Principal Component Analysis (PCA)

A method to reduce many features into fewer while keeping most of the important variation. It finds special directions in the data where the data spreads out the most. These directions are called principal components. Using them lets us compress data and still keep its shape. It is unsupervised, meaning it uses no labels.

Projection

The act of dropping a vector onto a line or plane to find the closest point within that line or plane. It is like shining a light and looking at the shadow on the wall. The projected value onto a unit vector u is u^T x. This keeps the part of x that lies along u and throws away the rest. Projection is key for dimensionality reduction.

Reconstruction

Building an approximation of the original data from its low-dimensional code. For one direction u, the reconstruction is (u^T x)u. It lies on the chosen line or subspace. The difference between the original and reconstructed point is the error we made. Good reconstructions mean we kept the important parts.

Reconstruction error

How far the reconstructed point is from the original point. It is measured as a squared distance and summed over all points. Small error means the low-dimensional subspace fits the data well. Large error means the subspace misses important structure. PCA chooses directions that make this error small.

Variance

A number that shows how spread out values are. High variance means values are very different from each other; low variance means they are close. In PCA, we look at how spread the projections are along a direction. The direction with the biggest spread is the most informative. This guides which directions to keep.

Eigenvector

A special direction that a matrix scales without rotating. When you apply the matrix to this vector, the result points in the same direction. Eigenvectors of a symmetric matrix are orthogonal to each other. In PCA they serve as principal components. They define the axes of the new low-dimensional space.

Eigenvalue

A number that shows how much an eigenvector is stretched by a matrix.

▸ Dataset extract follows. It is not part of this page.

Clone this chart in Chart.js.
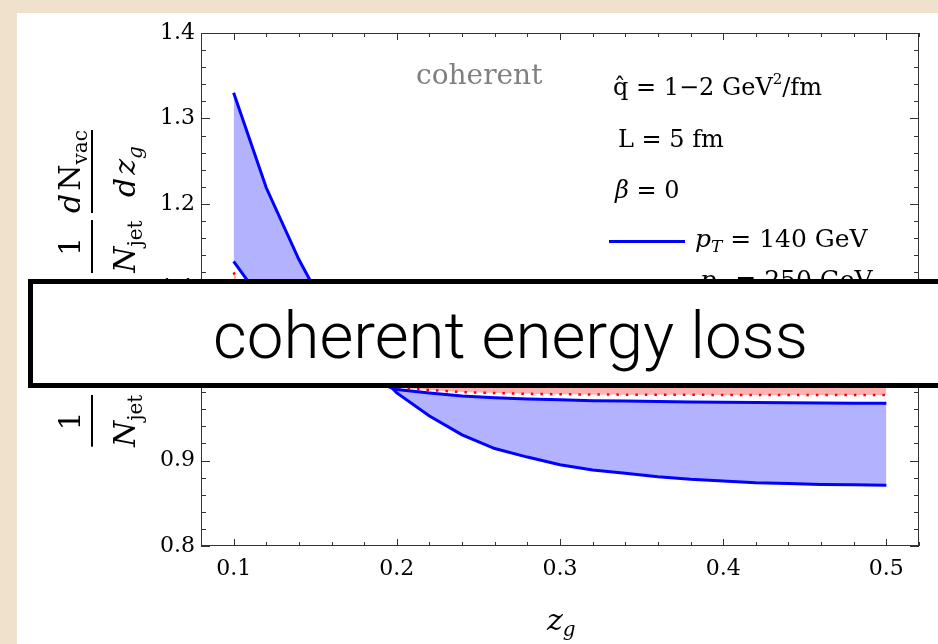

It pairs with an eigenvector in the equation C u = λ u. In PCA, bigger eigenvalues mean more variance is captured along that direction. Sorting eigenvalues helps pick the top components. Each eigenvalue tells the importance of its direction.

Covariance matrix

A matrix that measures how features vary together. The diagonal entries show variance of each feature; off-diagonals show how two features change together. For zero-mean data, PCA’s matrix C is proportional to the covariance matrix. This makes u^T C u directly tied to variance. It’s the core of the variance view.